The court found Daluxolo Nicholas Sali did not raise a constitutional issue against the police's regulations in the labour court and therefore was not allowed to raise it on appeal.

“A job seeker, reservist or non-reservist, seeking to challenge the age requirements of the SAPS must frontally attack regulation 11(1),” Cameron said.

“Mr Sali....does not tackle the biggest question in it: the validity of the regulation that is the ultimate source of his grievance.”

The regulation stipulates that to become a member of the police, an applicant must be between 18 and 30. This was later amended to a 40-year maximum age limit.

Sali approached the Constitutional Court after he was successful at a job interview for a permanent post with the police, but not appointed because he was above the age limit.

At the time of his job interview he had been working as a reservist.

Sali applied for a permanent position when he was 41 and eight months. He had been with the police since August 2006.

In 2009, he was informed that his application was successful.
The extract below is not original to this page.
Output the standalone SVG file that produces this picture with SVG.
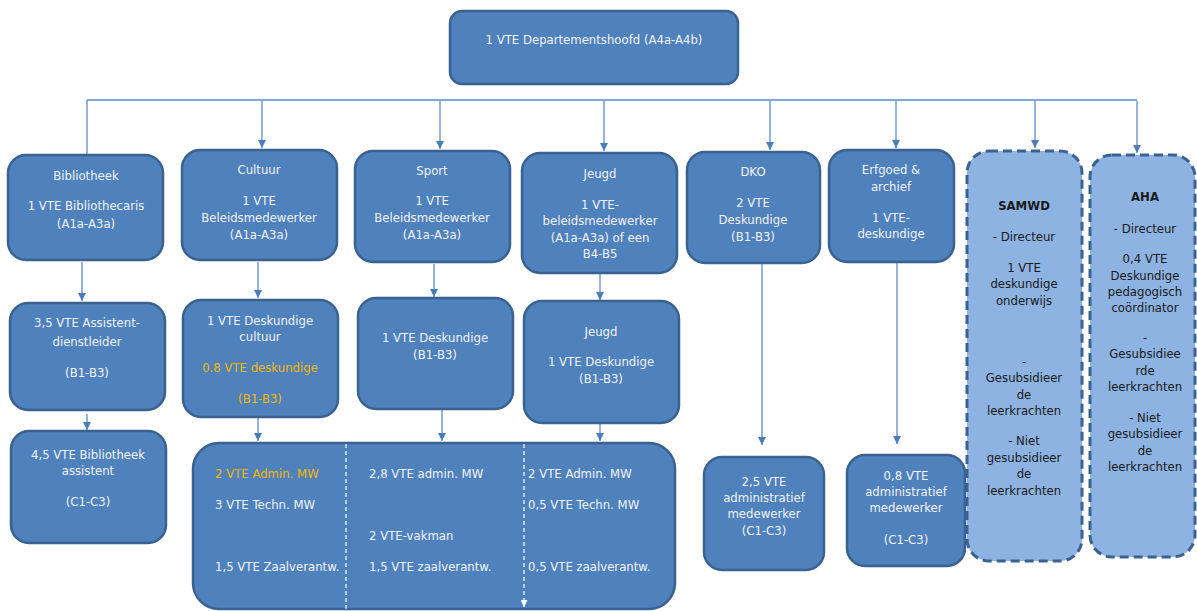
<svg xmlns="http://www.w3.org/2000/svg" width="1197" height="611" viewBox="0 0 1197 611">
<defs>
<marker id="arr" viewBox="0 0 10 10" refX="10" refY="5" markerWidth="8" markerHeight="8" markerUnits="userSpaceOnUse" orient="auto"><path d="M0,0 L10,5 L0,10 z" fill="#4A7EBB"/></marker>
<marker id="arrw" viewBox="0 0 10 10" refX="10" refY="5" markerWidth="7" markerHeight="7" markerUnits="userSpaceOnUse" orient="auto"><path d="M0,0 L10,5 L0,10 z" fill="#FFFFFF"/></marker>
</defs>
<style>
.box{fill:#4F81BD;stroke:#3A6291;stroke-width:2.5}
.lbox{fill:#8DB3E2;stroke:#3A6291;stroke-width:3;stroke-dasharray:9 5}
.t{font-family:"DejaVu Sans",Verdana,sans-serif;font-size:11.7px;fill:#F2F2F2;text-anchor:middle}
.l{text-anchor:start}
.o{fill:#F5B800}
.d{fill:#1A1A1A}
.b{font-weight:bold}
.c{fill:none;stroke:#5B8CC8;stroke-width:1.3}
.w{fill:none;stroke:#FFFFFF;stroke-width:1.2;stroke-dasharray:4 3}
</style>
<rect width="1197" height="611" fill="#FFFFFF"/>
<g id="connectors">
<path class="c" d="M87,100 H1137"/>
<path class="c" d="M87,100 V155"/>
<path class="c" d="M262,101 V148" marker-end="url(#arr)"/>
<path class="c" d="M440,101 V149" marker-end="url(#arr)"/>
<path class="c" d="M604,101 V151" marker-end="url(#arr)"/>
<path class="c" d="M770,101 V150" marker-end="url(#arr)"/>
<path class="c" d="M896,101 V148" marker-end="url(#arr)"/>
<path class="c" d="M1035,101 V148" marker-end="url(#arr)"/>
<path class="c" d="M1137,101 V153" marker-end="url(#arr)"/>
<path class="c" d="M82,262 V301" marker-end="url(#arr)"/>
<path class="c" d="M258,262 V298" marker-end="url(#arr)"/>
<path class="c" d="M434,264 V297" marker-end="url(#arr)"/>
<path class="c" d="M600,274 V300" marker-end="url(#arr)"/>
<path class="c" d="M87,414 V430" marker-end="url(#arr)"/>
<path class="c" d="M258,418 V441" marker-end="url(#arr)"/>
<path class="c" d="M442,410 V441" marker-end="url(#arr)"/>
<path class="c" d="M600,424 V441" marker-end="url(#arr)"/>
<path class="c" d="M762,264 V445" marker-end="url(#arr)"/>
<path class="c" d="M897,263 V444" marker-end="url(#arr)"/>
</g>
<g id="head">
<rect class="box" x="450" y="11" width="288" height="73" rx="12"/>
<text class="t" x="594" y="44">1 VTE Departementshoofd (A4a-A4b)</text>
</g>
<g id="bibliotheek">
<rect class="box" x="8" y="155" width="155" height="105" rx="18"/>
<text class="t" x="86" y="180">Bibliotheek</text>
<text class="t" x="86" y="210">1 VTE Bibliothecaris</text>
<text class="t" x="86" y="228">(A1a-A3a)</text>
</g>
<g id="cultuur">
<rect class="box" x="182" y="150" width="155" height="110" rx="18"/>
<text class="t" x="259" y="174">Cultuur</text>
<text class="t" x="259" y="205">1 VTE</text>
<text class="t" x="259" y="222">Beleidsmedewerker</text>
<text class="t" x="259" y="239">(A1a-A3a)</text>
</g>
<g id="sport">
<rect class="box" x="355" y="151" width="155" height="111" rx="18"/>
<text class="t" x="432" y="175">Sport</text>
<text class="t" x="432" y="205">1 VTE</text>
<text class="t" x="432" y="222">Beleidsmedewerker</text>
<text class="t" x="432" y="239">(A1a-A3a)</text>
</g>
<g id="jeugd">
<rect class="box" x="522" y="153" width="155" height="120" rx="18"/>
<text class="t" x="600" y="178">Jeugd</text>
<text class="t" x="600" y="209">1 VTE-</text>
<text class="t" x="600" y="225">beleidsmedewerker</text>
<text class="t" x="600" y="242">(A1a-A3a) of een</text>
<text class="t" x="600" y="258">B4-B5</text>
</g>
<g id="dko">
<rect class="box" x="687" y="152" width="133" height="111" rx="18"/>
<text class="t" x="753" y="176">DKO</text>
<text class="t" x="753" y="207">2 VTE</text>
<text class="t" x="753" y="224">Deskundige</text>
<text class="t" x="753" y="241">(B1-B3)</text>
</g>
<g id="erfgoed">
<rect class="box" x="829" y="150" width="125" height="112" rx="18"/>
<text class="t" x="891" y="174">Erfgoed &amp;</text>
<text class="t" x="891" y="191">archief</text>
<text class="t" x="891" y="222">1 VTE-</text>
<text class="t" x="891" y="238">deskundige</text>
</g>
<g id="samwd">
<rect class="lbox" x="967" y="151" width="115" height="410" rx="22"/>
<text class="t d b" x="1024" y="210">SAMWD</text>
<text class="t d" x="1024" y="241">- Directeur</text>
<text class="t d" x="1024" y="272">1 VTE</text>
<text class="t d" x="1024" y="288">deskundige</text>
<text class="t d" x="1024" y="305">onderwijs</text>
<text class="t d" x="1024" y="366">-</text>
<text class="t d" x="1024" y="382">Gesubsidieer</text>
<text class="t d" x="1024" y="399">de</text>
<text class="t d" x="1024" y="415">leerkrachten</text>
<text class="t d" x="1024" y="445">- Niet</text>
<text class="t d" x="1024" y="462">gesubsidieer</text>
<text class="t d" x="1024" y="478">de</text>
<text class="t d" x="1024" y="495">leerkrachten</text>
</g>
<g id="aha">
<rect class="lbox" x="1090" y="155" width="105" height="402" rx="22"/>
<text class="t d b" x="1145" y="201">AHA</text>
<text class="t d" x="1145" y="233">- Directeur</text>
<text class="t d" x="1145" y="263">0,4 VTE</text>
<text class="t d" x="1145" y="280">Deskundige</text>
<text class="t d" x="1145" y="296">pedagogisch</text>
<text class="t d" x="1145" y="312">coördinator</text>
<text class="t d" x="1145" y="342">-</text>
<text class="t d" x="1145" y="358">Gesubsidiee</text>
<text class="t d" x="1145" y="375">rde</text>
<text class="t d" x="1145" y="391">leerkrachten</text>
<text class="t d" x="1145" y="422">- Niet</text>
<text class="t d" x="1145" y="438">gesubsidieer</text>
<text class="t d" x="1145" y="455">de</text>
<text class="t d" x="1145" y="471">leerkrachten</text>
</g>
<g id="assistent-dienstleider">
<rect class="box" x="10" y="303" width="155" height="107" rx="18"/>
<text class="t" x="87" y="327">3,5 VTE Assistent-</text>
<text class="t" x="87" y="346">dienstleider</text>
<text class="t" x="87" y="377">(B1-B3)</text>
</g>
<g id="deskundige-cultuur">
<rect class="box" x="183" y="300" width="155" height="117" rx="18"/>
<text class="t" x="260" y="325">1 VTE Deskundige</text>
<text class="t" x="260" y="341">cultuur</text>
<text class="t o" x="260" y="372">0.8 VTE deskundige</text>
<text class="t o" x="260" y="403">(B1-B3)</text>
</g>
<g id="deskundige-sport">
<rect class="box" x="358" y="298" width="155" height="111" rx="18"/>
<text class="t" x="435" y="342">1 VTE Deskundige</text>
<text class="t" x="435" y="359">(B1-B3)</text>
</g>
<g id="deskundige-jeugd">
<rect class="box" x="524" y="301" width="155" height="122" rx="18"/>
<text class="t" x="601" y="336">Jeugd</text>
<text class="t" x="601" y="366">1 VTE Deskundige</text>
<text class="t" x="601" y="383">(B1-B3)</text>
</g>
<g id="bibliotheek-assistent">
<rect class="box" x="11" y="431" width="155" height="112" rx="18"/>
<text class="t" x="88" y="459">4,5 VTE Bibliotheek</text>
<text class="t" x="88" y="475">assistent</text>
<text class="t" x="88" y="506">(C1-C3)</text>
</g>
<g id="medewerkers">
<rect class="box" x="193" y="443" width="482" height="166" rx="26"/>
<path class="w" d="M346,444 V609"/>
<path class="w" d="M524,444 V607" marker-end="url(#arrw)"/>
<text class="t l o" x="215" y="478">2 VTE Admin. MW</text>
<text class="t l" x="215" y="509">3 VTE Techn. MW</text>
<text class="t l" x="215" y="571">1,5 VTE Zaalverantw.</text>
<text class="t l" x="369" y="478">2,8 VTE admin. MW</text>
<text class="t l" x="369" y="540">2 VTE-vakman</text>
<text class="t l" x="369" y="571">1,5 VTE zaalverantw.</text>
<text class="t l" x="528" y="478">2 VTE Admin. MW</text>
<text class="t l" x="528" y="509">0,5 VTE Techn. MW</text>
<text class="t l" x="528" y="571">0,5 VTE zaalverantw.</text>
</g>
<g id="dko-admin">
<rect class="box" x="704" y="457" width="120" height="113" rx="18"/>
<text class="t" x="764" y="486">2,5 VTE</text>
<text class="t" x="764" y="502">administratief</text>
<text class="t" x="764" y="518">medewerker</text>
<text class="t" x="764" y="535">(C1-C3)</text>
</g>
<g id="erfgoed-admin">
<rect class="box" x="847" y="455" width="118" height="111" rx="18"/>
<text class="t" x="906" y="480">0,8 VTE</text>
<text class="t" x="906" y="496">administratief</text>
<text class="t" x="906" y="512">medewerker</text>
<text class="t" x="906" y="544">(C1-C3)</text>
</g>
</svg>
He was required to undergo tests, which he completed satisfactorily, but was not provided with an employment contract.

When Sali asked for his contract he was told he had not been appointed because he was too old.

Sali argued in the Constitutional Court that the relevant regulation and recruitment policy should be declared invalid because it constituted unfair discrimination on the basis of age.

Sali took the case to the Commission for Conciliation, Mediation and Arbitration, but was unsuccessful.

The labour court ruled in favour of the police. It held that because the age requirement was given legal force by regulations, it could not be challenged under the Employment Equity Act.